___ COLLECTED DATA

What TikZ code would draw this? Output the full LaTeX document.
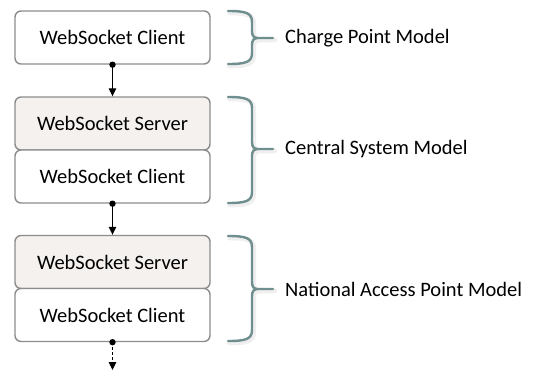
\documentclass[tikz,border=0pt]{standalone}
\usepackage{fontspec}
\setmainfont{Carlito}
\usetikzlibrary{arrows.meta,calc}
\definecolor{boxline}{HTML}{8C8C8C}
\definecolor{serverfill}{HTML}{F4F1EE}
\definecolor{bracecol}{HTML}{6F8E8E}
\tikzset{
  sockbox/.style={draw=boxline, line width=1.4pt, rounded corners=6pt,
    minimum width=195pt, minimum height=53pt, inner sep=0pt,
    font=\fontsize{20.5}{24}\selectfont},
  serverbox/.style={sockbox, fill=serverfill},
  clientbox/.style={sockbox, fill=white},
  link/.style={line width=1.1pt, -{Triangle[length=8pt,width=7.5pt]}},
  dotlink/.style={link, densely dashed},
  braceline/.style={draw=bracecol, line width=2.4pt, line cap=round, line join=round},
  braceshadow/.style={draw=black!14, line width=5pt, line cap=round, line join=round, opacity=0.45},
  modellabel/.style={anchor=west, inner sep=0pt, font=\fontsize{20.5}{24}\selectfont}
}
% brace from y=#1 to y=#2, middle at #3
\newcommand{\modelbrace}[3]{%
  \foreach \sx/\sy/\st in {1.6/1.8/braceshadow, 0/0/braceline}{
    \path[\st, shift={(\sx,\sy)}]
      (228,#1) .. controls (246,#1) and (252,#1+2) .. (252,#1+11)
      -- (252,#3-7) .. controls (252,#3-2) and (254,#3) .. (258,#3)
      .. controls (254,#3) and (252,#3+2) .. (252,#3+7)
      -- (252,#2-11) .. controls (252,#2-2) and (246,#2) .. (228,#2)
      (258,#3) -- (273,#3);
  }}
\begin{document}
\begin{tikzpicture}[x=1pt,y=-1pt]
\useasboundingbox (0,0) rectangle (535,373);

% charge point
\node[clientbox] (cp) at (112.5,37.5) {WebSocket Client};
% central system
\node[serverbox] (csS) at (112.5,123.5) {WebSocket Server};
\node[clientbox] (csC) at (112.5,176.5) {WebSocket Client};
% national access point
\node[serverbox] (napS) at (112.5,262) {WebSocket Server};
\node[clientbox] (napC) at (112.5,315) {WebSocket Client};
\coordinate (next) at (112.5,370);

% links between the layers
\foreach \a/\b/\s in {cp/csS/link, csC/napS/link}{
  \draw[\s] (\a.south) -- (\b.north);
  \fill (\a.south) circle (3.2pt);
}
\draw[dotlink] (napC.south) -- (next);
\fill (napC.south) circle (3.2pt);

% braces and model names
\modelbrace{11}{64}{38}
\node[modellabel] (lcp) at (285,38) {Charge Point Model};
\modelbrace{97}{203}{149}
\node[modellabel] (lcs) at (285,149) {Central System Model};
\modelbrace{236}{341}{289}
\node[modellabel] (lnap) at (285,289) {National Access Point Model};
\end{tikzpicture}
\end{document}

______

• THE TASK
Find the lines above that include the string "draw" and copy them.

• FULL OUTPUT
What TikZ code would draw this? Output the full LaTeX document.
  sockbox/.style={draw=boxline, line width=1.4pt, rounded corners=6pt,
  braceline/.style={draw=bracecol, line width=2.4pt, line cap=round, line join=round},
  braceshadow/.style={draw=black!14, line width=5pt, line cap=round, line join=round, opacity=0.45},
  \draw[\s] (\a.south) -- (\b.north);
\draw[dotlink] (napC.south) -- (next);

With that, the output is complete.